[Your task] Exactly retype the lines from the top of the data through the line containing "-0.38, -0.51, -0.71]", leaving out every picture.

[Data extract]
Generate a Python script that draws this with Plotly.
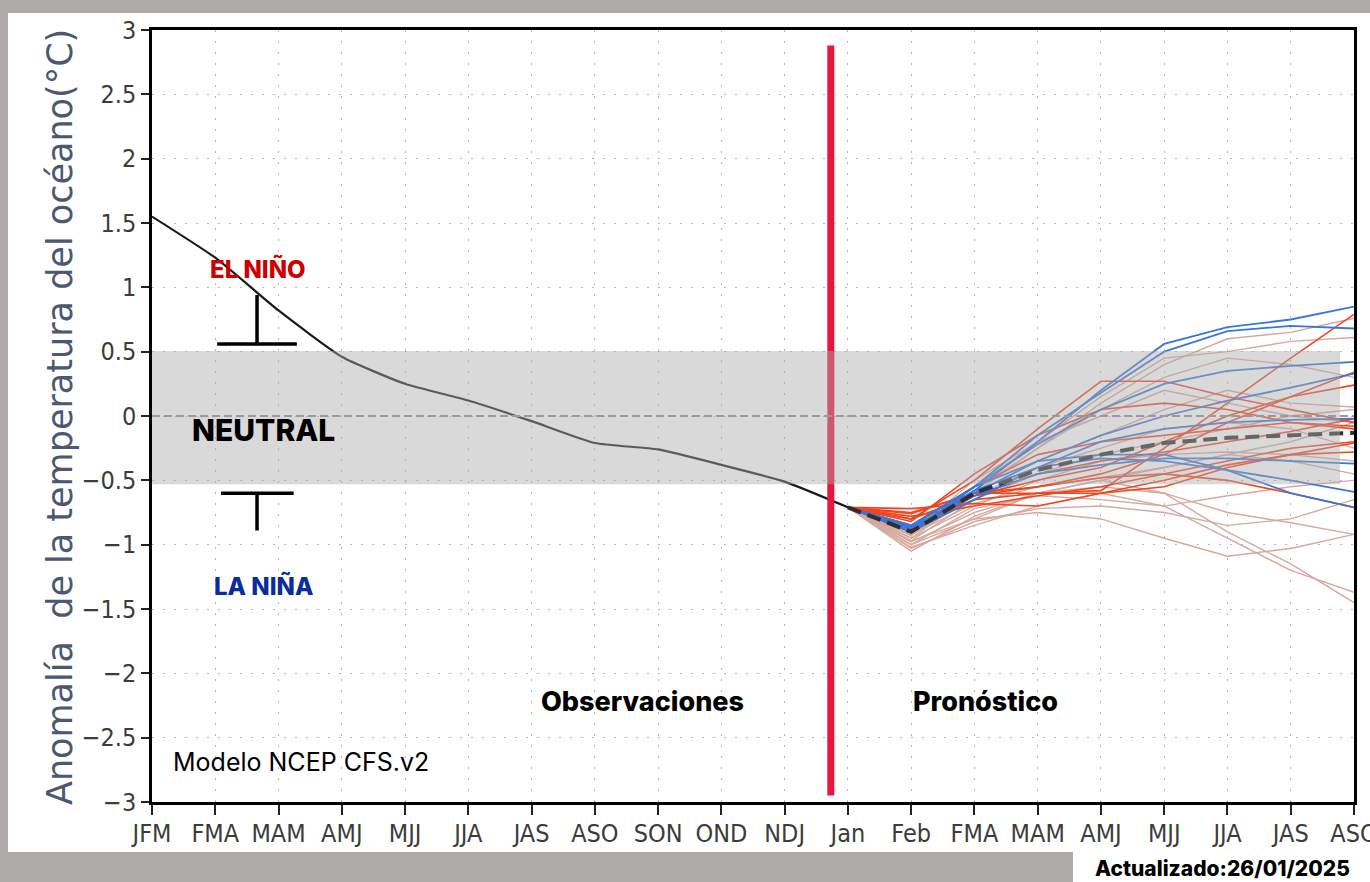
import plotly.graph_objects as go

# Seasons on the x axis (observed run + forecast run)
CATS = ["JFM", "FMA", "MAM", "AMJ", "MJJ", "JJA", "JAS", "ASO", "SON", "OND",
        "NDJ", "Jan", "Feb", "FMA", "MAM", "AMJ", "MJJ", "JJA", "JAS", "ASO"]

# Observed Niño 3.4 anomaly, JFM .. Jan
OBS = [1.55, 1.23, 0.82, 0.46, 0.25, 0.12, -0.04, -0.21, -0.26, -0.38, -0.51, -0.71]

# Forecast members, Jan .. ASO
BLUE_MEMBERS = [
    [-0.71, -0.88, -0.58, -0.20, 0.20, 0.56, 0.69, 0.75, 0.85],
    [-0.71, -0.86, -0.55, -0.15, 0.18, 0.50, 0.66, 0.70, 0.68],
    [-0.71, -0.85, -0.55, -0.22, 0.05, 0.25, 0.35, 0.39, 0.42],
    [-0.71, -0.90, -0.60, -0.35, -0.15, 0.00, 0.12, 0.22, 0.33],
    [-0.71, -0.87, -0.62, -0.45, -0.38, -0.33, -0.33, -0.35, -0.37],
    [-0.71, -0.90, -0.55, -0.35, -0.30, -0.30, -0.42, -0.60, -0.71],
    [-0.71, -0.88, -0.58, -0.40, -0.33, -0.35, -0.42, -0.50, -0.59],
    [-0.71, -0.90, -0.65, -0.40, -0.20, -0.10, -0.05, -0.03, -0.02],
]
RED_MEMBERS = [
    [-0.71, -0.85, -0.65, -0.60, -0.58, -0.25, 0.10, 0.45, 0.79],
    [-0.71, -0.80, -0.50, -0.10, 0.27, 0.27, 0.15, 0.05, -0.05],
    [-0.71, -0.80, -0.62, -0.50, -0.40, -0.20, 0.00, 0.15, 0.24],
    [-0.71, -0.76, -0.60, -0.55, -0.45, -0.30, -0.05, 0.15, 0.34],
    [-0.71, -0.80, -0.62, -0.55, -0.48, -0.45, -0.50, -0.60, -0.71],
    [-0.71, -0.75, -0.60, -0.60, -0.60, -0.55, -0.40, -0.30, -0.21],
    [-0.71, -0.85, -0.55, -0.30, -0.20, -0.15, -0.10, -0.05, -0.08],
    [-0.71, -0.90, -0.62, -0.45, -0.35, -0.28, -0.20, -0.12, -0.02],
    [-0.71, -0.78, -0.70, -0.62, -0.55, -0.45, -0.35, -0.25, -0.20],
    [-0.71, -0.82, -0.45, -0.15, 0.05, 0.10, 0.05, -0.05, -0.10],
    [-0.71, -0.72, -0.68, -0.70, -0.60, -0.50, -0.38, -0.30, -0.28],
]
PALE_MEMBERS = [
    [-0.71, -0.95, -0.60, -0.25, 0.10, 0.40, 0.60, 0.65, 0.76],
    [-0.71, -0.90, -0.55, -0.20, 0.15, 0.45, 0.50, 0.58, 0.61],
    [-0.71, -1.00, -0.80, -0.75, -0.80, -0.95, -1.09, -1.03, -0.92],
    [-0.71, -1.02, -0.85, -0.70, -0.60, -0.70, -0.95, -1.20, -1.37],
    [-0.71, -0.97, -0.80, -0.60, -0.50, -0.60, -0.90, -1.15, -1.45],
    [-0.71, -0.98, -0.75, -0.60, -0.55, -0.60, -0.75, -0.83, -0.92],
    [-0.71, -0.93, -0.60, -0.35, -0.15, 0.05, 0.20, 0.10, 0.07],
    [-0.71, -1.05, -0.78, -0.60, -0.50, -0.40, -0.30, -0.20, -0.05],
    [-0.71, -0.95, -0.70, -0.50, -0.35, -0.30, -0.28, -0.30, -0.35],
    [-0.71, -0.92, -0.68, -0.55, -0.48, -0.40, -0.30, -0.35, -0.45],
    [-0.71, -0.90, -0.50, -0.20, 0.00, 0.20, 0.10, 0.00, -0.05],
    [-0.71, -1.00, -0.72, -0.62, -0.65, -0.70, -0.62, -0.55, -0.50],
    [-0.71, -0.97, -0.65, -0.45, -0.30, -0.20, -0.10, 0.00, 0.05],
    [-0.71, -0.88, -0.62, -0.40, -0.25, -0.10, -0.05, -0.10, -0.25],
    [-0.71, -1.03, -0.82, -0.72, -0.70, -0.75, -0.85, -0.80, -0.65],
    [-0.71, -0.92, -0.58, -0.25, 0.05, 0.30, 0.45, 0.40, 0.30],
]
ENS_MEAN = [-0.71, -0.90, -0.60, -0.42, -0.30, -0.21, -0.17, -0.15, -0.13]

Y_TICKS = [3, 2.5, 2, 1.5, 1, 0.5, 0, -0.5, -1, -1.5, -2, -2.5, -3]
Y_LABELS = ["3", "2.5", "2", "1.5", "1", "0.5", "0", "\u22120.5", "\u22121",
            "\u22121.5", "\u22122", "\u22122.5", "\u22123"]

x_obs = list(range(len(OBS)))
x_fc = list(range(len(OBS) - 1, len(CATS)))

fig = go.Figure()

for members, color, width in [(PALE_MEMBERS, "#d6a89e", 1.4),
                              (RED_MEMBERS, "#f1451f", 1.6),
                              (BLUE_MEMBERS, "#3a76d8", 1.8)]:
    for m in members:
        fig.add_trace(go.Scatter(x=x_fc, y=m, mode="lines",
                                 line=dict(color=color, width=width),
                                 hoverinfo="skip", showlegend=False))

fig.add_trace(go.Scatter(x=x_fc, y=ENS_MEAN, mode="lines",
                         line=dict(color="#2e2e2e", width=4, dash="14px,7px"),
                         showlegend=False))

fig.add_trace(go.Scatter(x=x_obs, y=OBS, mode="lines",
                         line=dict(color="#1a1a1a", width=2.2, shape="spline", smoothing=0.5),
                         showlegend=False))

TICK_FONT = dict(family="Liberation Sans Narrow, DejaVu Sans Condensed, sans-serif",
                 size=25, color="#3c3c3c")
BOLD = "Inter, Lato, sans-serif"

shapes = [
    # white panel behind the chart
    dict(type="rect", xref="paper", yref="paper", x0=-0.1198, x1=1.02, y0=-0.0648, y1=1.022,
         fillcolor="white", line_width=0, layer="below"),
    dict(type="rect", xref="paper", yref="paper", x0=0.7662, x1=1.02, y0=-0.11, y1=-0.06,
         fillcolor="white", line_width=0, layer="below"),
    # boundary between observations and forecast
    dict(type="line", xref="x", yref="y", x0=10.73, x1=10.73, y0=2.88, y1=-2.95,
         line=dict(color="#ea153c", width=7), layer="above"),
    # neutral band
    dict(type="rect", xref="x", yref="y", x0=0, x1=18.78, y0=-0.53, y1=0.505,
         fillcolor="#aaaaaa", opacity=0.45, line_width=0, layer="above"),
    # zero line
    dict(type="line", xref="x", yref="y", x0=0, x1=19, y0=0, y1=0,
         line=dict(color="#9a9a9a", width=2, dash="8px,4px"), layer="above"),
    # El Niño threshold marker
    dict(type="line", xref="x", yref="y", x0=1.66, x1=1.66, y0=0.94, y1=0.56,
         line=dict(color="black", width=3.5), layer="above"),
    dict(type="line", xref="x", yref="y", x0=1.03, x1=2.29, y0=0.56, y1=0.56,
         line=dict(color="black", width=3.5), layer="above"),
    # La Niña threshold marker
    dict(type="line", xref="x", yref="y", x0=1.66, x1=1.66, y0=-0.6, y1=-0.89,
         line=dict(color="black", width=3.5), layer="above"),
    dict(type="line", xref="x", yref="y", x0=1.09, x1=2.24, y0=-0.6, y1=-0.6,
         line=dict(color="black", width=3.5), layer="above"),
]

annotations = [
    dict(text="EL NIÑO", x=1.68, y=1.14, xref="x", yref="y", showarrow=False,
         font=dict(family=BOLD, size=24, color="#cc0000", weight=800)),
    dict(text="NEUTRAL", x=1.77, y=-0.11, xref="x", yref="y", showarrow=False,
         font=dict(family=BOLD, size=30, color="black", weight=800)),
    dict(text="LA NIÑA", x=1.77, y=-1.32, xref="x", yref="y", showarrow=False,
         font=dict(family=BOLD, size=24, color="#0b2c9c", weight=800)),
    dict(text="Observaciones", x=7.76, y=-2.22, xref="x", yref="y", showarrow=False,
         font=dict(family=BOLD, size=27, color="black", weight=800)),
    dict(text="Pronóstico", x=13.18, y=-2.22, xref="x", yref="y", showarrow=False,
         font=dict(family=BOLD, size=27, color="black", weight=800)),
    dict(text="Modelo NCEP CFS.v2", x=0.3, y=-2.69, xref="x", yref="y", showarrow=False,
         xanchor="left", font=dict(family=BOLD, size=25, color="black")),
    dict(text="Actualizado:26/01/2025", xref="paper", yref="paper", x=0.9983, y=-0.0855,
         xanchor="right", yanchor="middle", showarrow=False,
         font=dict(family=BOLD, size=21, color="black", weight=800)),
    dict(text="Anomalía\u00a0 de la temperatura del océano(°C)", xref="paper", yref="paper",
         x=-0.0948, y=0.4987, textangle=-90, showarrow=False,
         font=dict(family="DejaVu Sans, sans-serif", size=35, color="#4a5971", weight=400)),
]

fig.update_layout(
    width=1370, height=882,
    margin=dict(l=152, r=16, t=30, b=80, autoexpand=False),
    paper_bgcolor="#adaaa9",
    plot_bgcolor="white",
    shapes=shapes,
    annotations=annotations,
    showlegend=False,
)

fig.update_xaxes(
    range=[0, 19], tickvals=list(range(len(CATS))), ticktext=CATS,
    tickfont=TICK_FONT, ticks="outside", ticklen=10, tickwidth=1.5, tickcolor="#222",
    ticklabeloverflow="allow", ticklabelstandoff=-3, automargin=False,
    showline=True, linecolor="black", linewidth=2.5, mirror=True,
    showgrid=True, gridcolor="#b8b8b8", gridwidth=1, griddash="2px,9px",
    zeroline=False,
)
fig.update_yaxes(
    range=[-3, 3], tickvals=Y_TICKS, ticktext=Y_LABELS, automargin=False,
    tickfont=TICK_FONT, ticks="outside", ticklen=8, tickwidth=1.5, tickcolor="#222",
    showline=True, linecolor="black", linewidth=2.5, mirror=True,
    showgrid=True, gridcolor="#b8b8b8", gridwidth=1, griddash="2px,9px",
    zeroline=False,
)

fig.write_html("out.html")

[Task output]
Generate a Python script that draws this with Plotly.
import plotly.graph_objects as go

# Seasons on the x axis (observed run + forecast run)
CATS = ["JFM", "FMA", "MAM", "AMJ", "MJJ", "JJA", "JAS", "ASO", "SON", "OND",
        "NDJ", "Jan", "Feb", "FMA", "MAM", "AMJ", "MJJ", "JJA", "JAS", "ASO"]

# Observed Niño 3.4 anomaly, JFM .. Jan
OBS = [1.55, 1.23, 0.82, 0.46, 0.25, 0.12, -0.04, -0.21, -0.26, -0.38, -0.51, -0.71]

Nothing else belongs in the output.